McDonel's gospel vocals make "County Line" come alive. A love song about new beginnings, it's rollicking rhythm section melds perfectly with The Warden and McDonel's hard-charging vocals. Meanwhile, the old Slick 57 punk tune, "Bullets," gets re-worked into a country duet, with The Warden and Madison King's voices melding into a warm, though still ragged, hungover, regretful number.
The album isn't all honky tonk, though. The Southern rock of "Little Darlin'" and the piano-filled, hometown anthem "Livin' In The EDT," gives you a taste of rock from the eyes of the South.

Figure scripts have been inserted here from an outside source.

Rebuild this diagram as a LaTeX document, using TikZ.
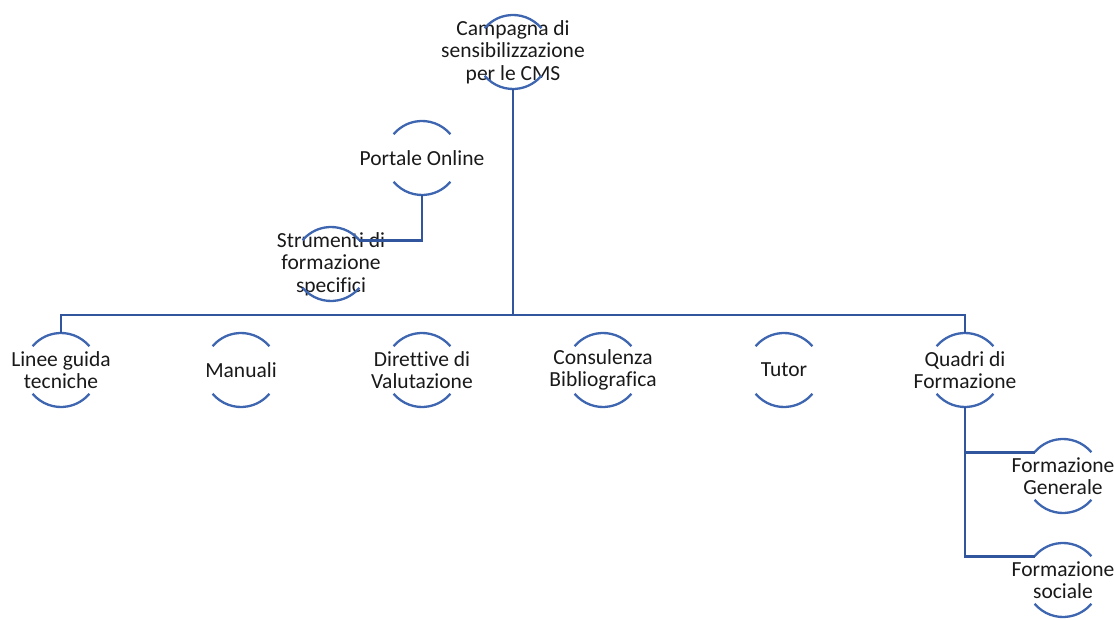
\documentclass[tikz,border=0pt]{standalone}
\usepackage{fontspec}
\setmainfont{Carlito}[Ligatures={NoCommon}]
\usetikzlibrary{calc}
\definecolor{linecol}{RGB}{50,86,158}
\definecolor{arccol}{RGB}{62,102,176}
\begin{document}
\begin{tikzpicture}[x=1pt,y=1pt,
  lbl/.style={inner sep=0pt, align=center, text=black!90,
    font=\fontsize{21.5pt}{22.5pt}\selectfont},
  conn/.style={draw=linecol, line width=2.8pt},
  arcst/.style={draw=arccol, line width=2.3pt}]
\useasboundingbox (0,0) rectangle (1114,619);
\def\R{37}
% nodes (y = 619 - image y)
\node[lbl] (top) at (513,567) {Campagna di\\sensibilizzazione\\per le CMS};
\node[lbl] (por) at (422,461) {Portale Online};
\node[lbl] (str) at (331,355) {Strumenti di\\formazione\\specifici};
\node[lbl] (lin) at (61,249) {Linee guida\\tecniche};
\node[lbl] (man) at (241,249) {Manuali};
\node[lbl] (dir) at (422,249) {Direttive di\\Valutazione};
\node[lbl] (con) at (603,249) {Consulenza\\Bibliografica};
\node[lbl] (tut) at (784,249) {Tutor};
\node[lbl] (qua) at (965,249) {Quadri di\\Formazione};
\node[lbl] (fge) at (1063,143) {Formazione\\Generale};
\node[lbl] (fso) at (1063,39) {Formazione\\sociale};
% arcs
\foreach \n in {top,por,str,lin,man,dir,con,tut,qua,fge,fso}{
  \draw[arcst] ($(\n.center)+(40:\R)$) arc[start angle=40,end angle=140,radius=\R];
  \draw[arcst] ($(\n.center)+(220:\R)$) arc[start angle=220,end angle=320,radius=\R];
}
% named coordinates
\coordinate (bus) at ($(top.center)+(0,-263)$);
% connectors
\draw[conn] ($(top.center)+(0,-\R)$) -- (bus);
\draw[conn] ($(lin.center)+(0,\R)$) |- (bus);
\draw[conn] ($(qua.center)+(0,\R)$) |- (bus);
\foreach \n in {man,dir,con,tut}{
  \draw[conn] ($(\n.center)+(0,\R)$) -- ($(\n.center)+(0,\R)$ |- bus);
}
\draw[conn] ($(por.center)+(40:\R)$) -- ($(por.center)+(40:\R)$ -| bus);
\draw[conn] ($(por.center)+(0,-\R)$) |- ($(str.center)+(40:\R)$);
\draw[conn] ($(qua.center)+(0,-\R)$) |- ($(fge.center)+(140:\R)$);
\draw[conn] ($(qua.center)+(0,-\R)$) |- ($(fso.center)+(140:\R)$);
\end{tikzpicture}
\end{document}
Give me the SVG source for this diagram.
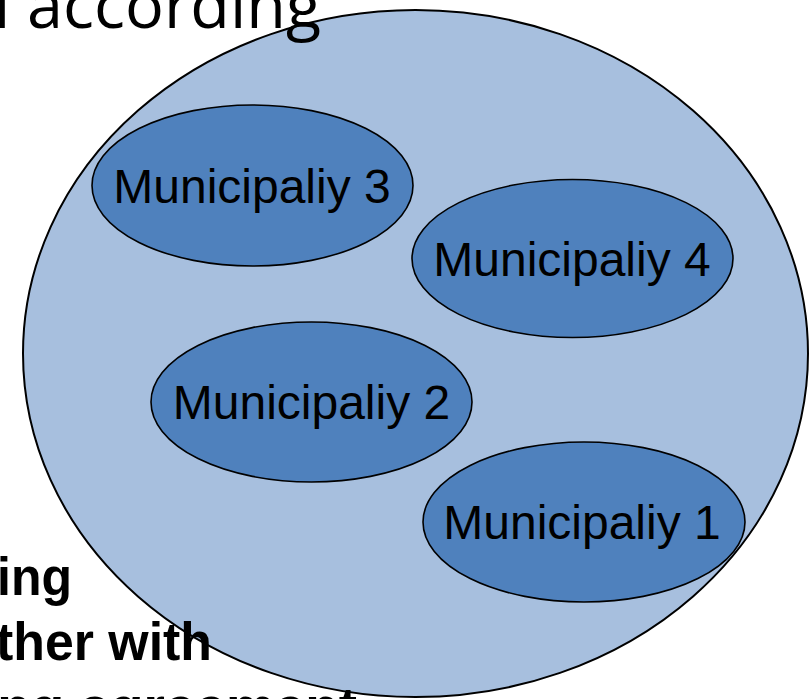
<svg xmlns="http://www.w3.org/2000/svg" width="811" height="699" viewBox="0 0 811 699">
<style>
.outer{fill:#A7BFDE;stroke:#000;stroke-width:2}
.muni{fill:#4F81BD;stroke:#000;stroke-width:1.6}
.lbl{font-family:"Liberation Sans",Arial,sans-serif;font-size:48px;fill:#000;text-anchor:middle}
.big{font-family:"Open Sans","Noto Sans",sans-serif;font-size:64px;fill:#000}
.bold{font-family:"Liberation Sans",Arial,sans-serif;font-size:54px;font-weight:bold;fill:#000}
</style>
<rect width="811" height="699" fill="#fff"/>
<g id="region">
<ellipse class="outer" cx="415.5" cy="353.5" rx="392.5" ry="343.5"/>
</g>
<g id="municipality3">
<ellipse class="muni" cx="252.5" cy="185.5" rx="160.5" ry="80.5"/>
<text class="lbl" x="252" y="203">Municipaliy 3</text>
</g>
<g id="municipality4">
<ellipse class="muni" cx="572.5" cy="258.5" rx="160.5" ry="79"/>
<text class="lbl" x="572" y="276">Municipaliy 4</text>
</g>
<g id="municipality2">
<ellipse class="muni" cx="311.5" cy="402" rx="160.5" ry="80"/>
<text class="lbl" x="311.5" y="419">Municipaliy 2</text>
</g>
<g id="municipality1">
<ellipse class="muni" cx="584" cy="522" rx="161" ry="80"/>
<text class="lbl" x="582" y="539">Municipaliy 1</text>
</g>
<g id="connectors"/>
<g id="background-text">
<text class="big" x="-6" y="28" textLength="327" lengthAdjust="spacingAndGlyphs">l according</text>
<text class="bold" x="-3" y="595" textLength="75" lengthAdjust="spacingAndGlyphs">ing</text>
<text class="bold" x="-4" y="660" textLength="216" lengthAdjust="spacingAndGlyphs">ther with</text>
<text class="bold" x="-18" y="725" textLength="375" lengthAdjust="spacingAndGlyphs">ing agreement</text>
</g>
</svg>
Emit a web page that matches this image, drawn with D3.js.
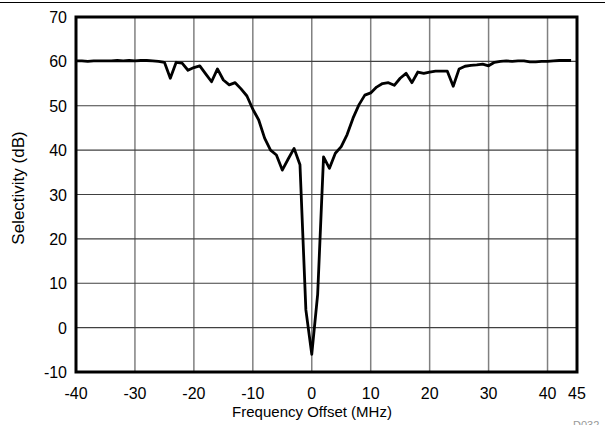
<!DOCTYPE html>
<html lang="en">
<head>
    <meta charset="UTF-8">
    <title>Selectivity</title>
    <script src="https://d3js.org/d3.v7.min.js"></script>
    <style>
        body { margin: 0; background: #fff; }
        svg { display: block; font-family: "Liberation Sans", Arial, sans-serif; }
    </style>
</head>
<body>
    <svg width="605" height="425"></svg>
    <script>
        // frequency offset (MHz), 1 MHz steps
        var freqs = d3.range(-40, 45);
        // selectivity (dB)
        var selectivity = [
            60.1, 60.1, 60.0, 60.1, 60.1, 60.1, 60.1, 60.2, 60.1, 60.2,
            60.1, 60.2, 60.2, 60.1, 60.0, 59.8, 56.2, 59.8, 59.6, 58.0,
            58.6, 59.0, 57.2, 55.4, 58.3, 55.8, 54.7, 55.2, 53.8, 52.2,
            49.2, 46.8, 42.7, 40.0, 38.9, 35.5, 38.0, 40.4, 36.7, 4.0,
            -6.0, 7.5, 38.5, 35.9, 39.3, 40.8, 43.5, 47.2, 50.2, 52.4,
            52.9, 54.2, 55.0, 55.2, 54.6, 56.2, 57.3, 55.2, 57.6, 57.3,
            57.6, 57.8, 57.8, 57.8, 54.4, 58.3, 58.9, 59.1, 59.2, 59.4,
            59.0, 59.8, 60.0, 60.1, 60.0, 60.1, 60.1, 59.9, 59.9, 60.0,
            60.0, 60.1, 60.2, 60.2, 60.2
        ];
        var xTicks = [-40, -30, -20, -10, 0, 10, 20, 30, 40, 45];
        var yTicks = [-10, 0, 10, 20, 30, 40, 50, 60, 70];

        var data = freqs.map((f, i) => ({ f: f, db: selectivity[i] }));

        var pl = 76, pr = 577, pt = 17, pb = 372;
        var x = d3.scaleLinear().domain([-40, 45]).range([pl, pr]);
        var y = d3.scaleLinear().domain([-10, 70]).range([pb, pt]);

        var svg = d3.select('svg');

        // rule across the top of the figure
        svg.append('line')
            .attr('x1', 0).attr('x2', 605)
            .attr('y1', 2.5).attr('y2', 2.5)
            .style('stroke', '#000').style('stroke-width', 1);

        // grid
        svg.append('g').selectAll('line')
            .data(xTicks.filter(t => t > -40 && t < 45))
            .enter().append('line')
            .attr('x1', d => x(d)).attr('x2', d => x(d))
            .attr('y1', pt).attr('y2', pb)
            .style('stroke', '#808080').style('stroke-width', 1.5);

        svg.append('g').selectAll('line')
            .data(yTicks.filter(t => t > -10 && t < 70))
            .enter().append('line')
            .attr('x1', pl).attr('x2', pr)
            .attr('y1', d => y(d)).attr('y2', d => y(d))
            .style('stroke', '#404040').style('stroke-width', 1.2);

        // curve
        var line = d3.line().x(d => x(d.f)).y(d => y(d.db));
        svg.append('path')
            .datum(data)
            .attr('d', line)
            .style('fill', 'none')
            .style('stroke', '#000')
            .style('stroke-width', 2.8)
            .style('stroke-linejoin', 'round');

        // frame
        svg.append('rect')
            .attr('x', pl).attr('y', pt)
            .attr('width', pr - pl).attr('height', pb - pt)
            .style('fill', 'none').style('stroke', '#000').style('stroke-width', 3);

        // tick labels
        svg.append('g').selectAll('text')
            .data(xTicks)
            .enter().append('text')
            .attr('x', d => x(d))
            .attr('y', 399)
            .attr('text-anchor', 'middle')
            .style('font-size', '16px')
            .text(d => d);

        svg.append('g').selectAll('text')
            .data(yTicks)
            .enter().append('text')
            .attr('x', 67)
            .attr('y', d => y(d) + 6)
            .attr('text-anchor', 'end')
            .style('font-size', '16px')
            .text(d => d);

        // axis titles
        svg.append('text')
            .attr('x', 312)
            .attr('y', 417)
            .attr('text-anchor', 'middle')
            .style('font-size', '15px')
            .text('Frequency Offset (MHz)');

        svg.append('text')
            .attr('transform', 'translate(24,188) rotate(-90)')
            .attr('text-anchor', 'middle')
            .style('font-size', '17px')
            .text('Selectivity (dB)');

        svg.append('text')
            .attr('x', 573)
            .attr('y', 429)
            .style('font-size', '11px')
            .style('fill', '#999')
            .text('D032');
    </script>
</body>
</html>
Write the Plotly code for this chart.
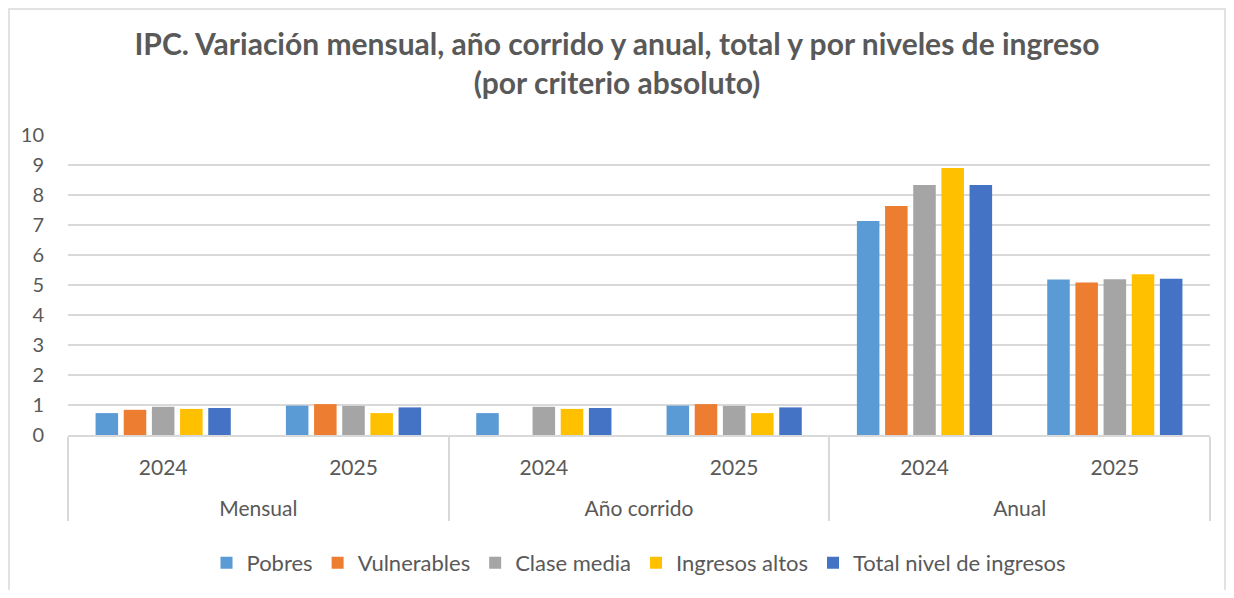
import plotly.graph_objects as go

groups = ["Mensual", "Mensual", "Año corrido", "Año corrido", "Anual", "Anual"]
years = ["2024", "2025", "2024", "2025", "2024", "2025"]

series_names = ["Pobres", "Vulnerables", "Clase media", "Ingresos altos", "Total nivel de ingresos"]
pobres = [0.73, 0.98, 0.73, 0.98, 7.13, 5.18]
vulnerables = [0.84, 1.03, None, 1.03, 7.63, 5.08]
clase_media = [0.94, 0.97, 0.94, 0.97, 8.33, 5.19]
ingresos_altos = [0.87, 0.73, 0.87, 0.73, 8.90, 5.36]
total = [0.90, 0.92, 0.90, 0.92, 8.33, 5.21]

colors = ["#5B9BD5", "#ED7D31", "#A5A5A5", "#FFC000", "#4472C4"]
values = [pobres, vulnerables, clase_media, ingresos_altos, total]

FONT = "Lato, Carlito, Calibri, sans-serif"
GRAY = "#595959"

year_labels = [y + "<br> " for y in years]

fig = go.Figure()
for name, vals, col in zip(series_names, values, colors):
    fig.add_trace(go.Bar(
        x=[groups, year_labels], y=vals, name=name,
        marker=dict(color=col, line=dict(width=0)),
    ))

W, H = 1218, 582
L, R, T, B = 60, 16, 127, 155
fig.update_layout(
    width=W, height=H,
    paper_bgcolor="white", plot_bgcolor="white",
    margin=dict(l=L, r=R, t=T, b=B),
    barmode="group", bargap=0.26, bargroupgap=0.2,
    font=dict(family=FONT, color=GRAY, size=20),
    title=dict(
        text="IPC. Variación mensual, año corrido y anual, total y por niveles de ingreso<br>(por criterio absoluto)",
        x=0.5, xanchor="center", yref="container", y=1 - 47 / H, yanchor="top",
        font=dict(family=FONT, size=30, color=GRAY, weight="bold"),
    ),
    legend=dict(
        orientation="h", x=0.5, xanchor="center",
        yref="container", y=1 - 555 / H, yanchor="middle",
        font=dict(family=FONT, size=22, color=GRAY),
        traceorder="normal",
    ),
    showlegend=True,
)
fig.update_yaxes(
    range=[0, 10], dtick=1, showgrid=True, gridcolor="#D9D9D9", gridwidth=1.5,
    zeroline=False, showline=False, ticks="", ticklabelstandoff=23, automargin=False,
    tickfont=dict(family=FONT, size=20, color=GRAY),
)
fig.update_xaxes(
    type="multicategory", showline=True, linecolor="#D9D9D9", linewidth=1.5,
    showdividers=True, dividercolor="#D9D9D9", dividerwidth=1.5, automargin=False,
    ticks="", ticklabelstandoff=13, tickfont=dict(family=FONT, size=21, color=GRAY),
)
pw, ph = W - L - R, H - T - B
fig.add_shape(
    type="rect", xref="paper", yref="paper",
    x0=-(L - 1) / pw, x1=(W - L - 1) / pw, y0=-(B + 20) / ph, y1=(ph + T - 1) / ph,
    line=dict(color="#D9D9D9", width=1.5), fillcolor="rgba(0,0,0,0)", layer="below",
)
fig.write_html("out.html")
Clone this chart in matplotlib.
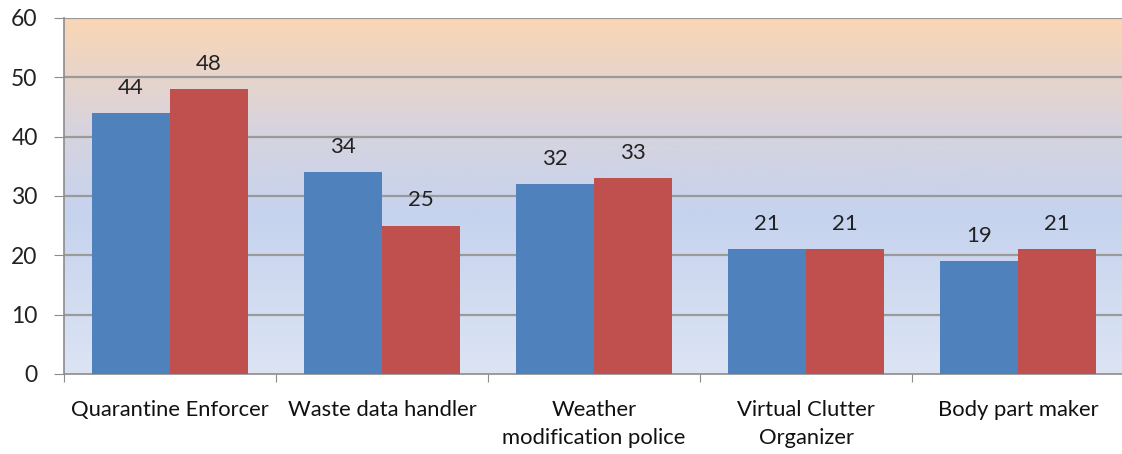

One thing is for sure; after listening to The Warden, you will want to live vicariously through the album again and give it another spin. Sit down and have a beer with The Warden and you'll likely hear tales about opening for Waylon Jennings, sneaking onto Willie Nelson's tour bus, and joining Billy Joe Shaver onstage to sing "Honky Tonk Heroes."
A true Texan, proudly born and raised in East Dallas (The EDT), this debut album is a testament to the fact that The Warden works hard each day at the art of livin' life properly.
Famed tattoo artist, and friend, Oliver Peck even designed the logo for the cover art. Originally, this album was not self-titled; yet, after seeing Peck's logo design for him, The Warden decided to just make the record self-titled.
"Oliver came up with a sweet logo, and I felt like it was good looking enough to ditch the album title," laughs The Warden.
As he sings in "High Life," "Miller High Life is the cure for when we are not sure of if we'll get some money in the bank," this record is the cure for anyone that doesn't feel like they're living life to the fullest. Put this on, get inspired, or just laugh and drink, and experience The Warden.
Remember, he's just an East Dallas boy that woke up one day and wrote a handful of songs to put a smile on your sweet mouth.